2019 American thriller drama film

Imprisoned is a 2018 American thriller drama film written and directed by Paul Kampf and starring Laurence Fishburne, Juan Pablo Raba, Juana Acosta, Esai Morales, Jon Huertas, John Heard (in his final film after his death in 2017), and Edward James Olmos.

==Plot==
Dylan Burke was a small-time criminal in the past and made a lot of mistakes, but he moved past his troubled past when he met Maria, the love of his life. Maria owns a charming seashore coffee shop, and Dylan is currently employed as an open-water fisherman.

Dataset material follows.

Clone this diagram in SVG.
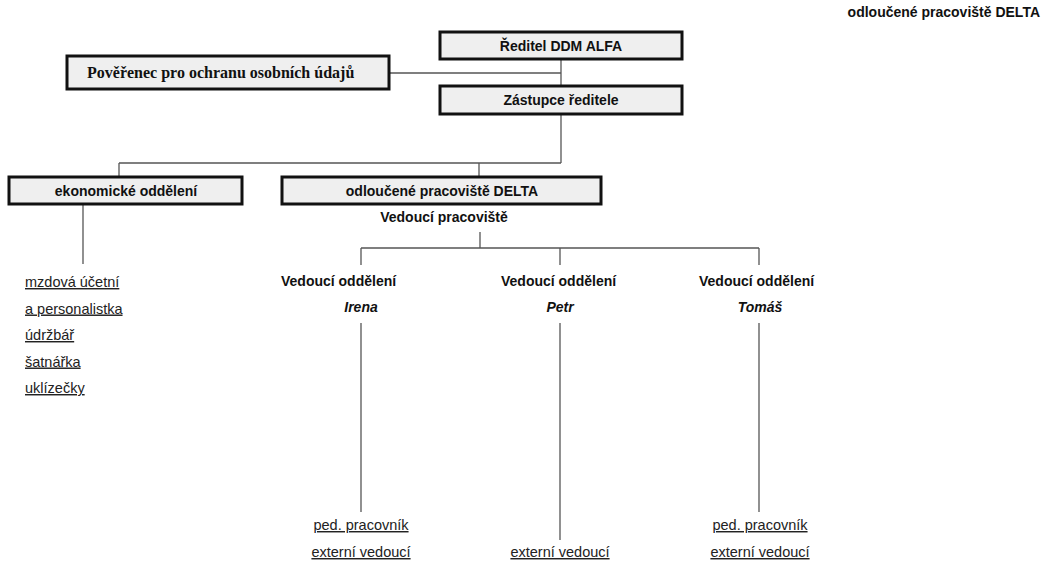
<svg xmlns="http://www.w3.org/2000/svg" width="1046" height="561" viewBox="0 0 1046 561">
<style>
.box{fill:#efefef;stroke:#111;stroke-width:3}
.b{font-family:"Liberation Sans",Arial,sans-serif;font-size:14px;font-weight:bold;fill:#111}
.bi{font-family:"Liberation Sans",Arial,sans-serif;font-size:14px;font-weight:bold;font-style:italic;fill:#111}
.r{font-family:"Liberation Sans",Arial,sans-serif;font-size:14.5px;fill:#222;text-decoration:underline}
.t{font-family:"Liberation Serif","Times New Roman",serif;font-size:16px;font-weight:bold;fill:#111}
.c{text-anchor:middle}
#connectors line{stroke:#555;stroke-width:1.3}
</style>
<rect width="1046" height="561" fill="#fff"/>
<g id="connectors">
<line x1="561" y1="59" x2="561" y2="86"/>
<line x1="389" y1="73" x2="561" y2="73"/>
<line x1="561" y1="114" x2="561" y2="163"/>
<line x1="119" y1="163" x2="561" y2="163"/>
<line x1="119" y1="163" x2="119" y2="177"/>
<line x1="479" y1="163" x2="479" y2="177"/>
<line x1="83" y1="204" x2="83" y2="264"/>
<line x1="480" y1="232" x2="480" y2="248"/>
<line x1="361" y1="248" x2="759" y2="248"/>
<line x1="361" y1="248" x2="361" y2="265"/>
<line x1="560" y1="248" x2="560" y2="265"/>
<line x1="759" y1="248" x2="759" y2="265"/>
<line x1="361" y1="323" x2="361" y2="512"/>
<line x1="560" y1="323" x2="560" y2="540"/>
<line x1="759" y1="323" x2="759" y2="512"/>
</g>
<g id="header"><text class="b" x="1040" y="17" text-anchor="end">odloučené pracoviště DELTA</text></g>
<g id="reditel"><rect class="box" x="440" y="32" width="242" height="27"/><text class="b c" x="561" y="51">Ředitel DDM ALFA</text></g>
<g id="poverenec"><rect class="box" x="67" y="56" width="322" height="33"/><text class="t" x="87" y="78">Pověřenec pro ochranu osobních údajů</text></g>
<g id="zastupce"><rect class="box" x="440" y="86" width="242" height="28"/><text class="b c" x="561" y="105">Zástupce ředitele</text></g>
<g id="ekonomicke"><rect class="box" x="9" y="177" width="233" height="27"/><text class="b c" x="126" y="196">ekonomické oddělení</text></g>
<g id="delta"><rect class="box" x="282" y="177" width="319" height="27"/><text class="b c" x="442" y="196">odloučené pracoviště DELTA</text><text class="b c" x="444" y="222">Vedoucí pracoviště</text></g>
<g id="ekonomicke-staff">
<text class="r" x="25" y="287">mzdová účetní</text>
<text class="r" x="25" y="313.5">a personalistka</text>
<text class="r" x="25" y="340">údržbář</text>
<text class="r" x="25" y="366.5">šatnářka</text>
<text class="r" x="25" y="393">uklízečky</text>
</g>
<g id="irena"><text class="b" x="281" y="286">Vedoucí oddělení</text><text class="bi c" x="361" y="312">Irena</text></g>
<g id="petr"><text class="b" x="501" y="286">Vedoucí oddělení</text><text class="bi c" x="560" y="312">Petr</text></g>
<g id="tomas"><text class="b" x="699" y="286">Vedoucí oddělení</text><text class="bi c" x="760" y="312">Tomáš</text></g>
<g id="irena-staff"><text class="r c" x="361" y="530">ped. pracovník</text><text class="r c" x="361" y="557">externí vedoucí</text></g>
<g id="petr-staff"><text class="r c" x="560" y="557">externí vedoucí</text></g>
<g id="tomas-staff"><text class="r c" x="760" y="530">ped. pracovník</text><text class="r c" x="760" y="557">externí vedoucí</text></g>
</svg>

It is the perfect existence that neither of them ever imagined they would have.

==Cast==
- Laurence Fishburne as Daniel Calvin
- Juan Pablo Raba as Dylan Burke
- Juana Acosta as Maria
- Edward James Olmos
- John Heard
- Esai Morales
- Jon Huertas
- Ana Isabelle

==Production==
The film was shot entirely in Puerto Rico in 2017 before Hurricane Maria hit.

==Release==
Cinema Libre Studio acquired North American distribution rights to the film in July 2019.

The film was released in theaters on September 13, 2019.

==Reception==
The film has rating on Rotten Tomatoes. Jeffrey M. Anderson of Common Sense Media awarded the film two stars out of five. Alex Saveliev of Film Threat gave it a five out of ten.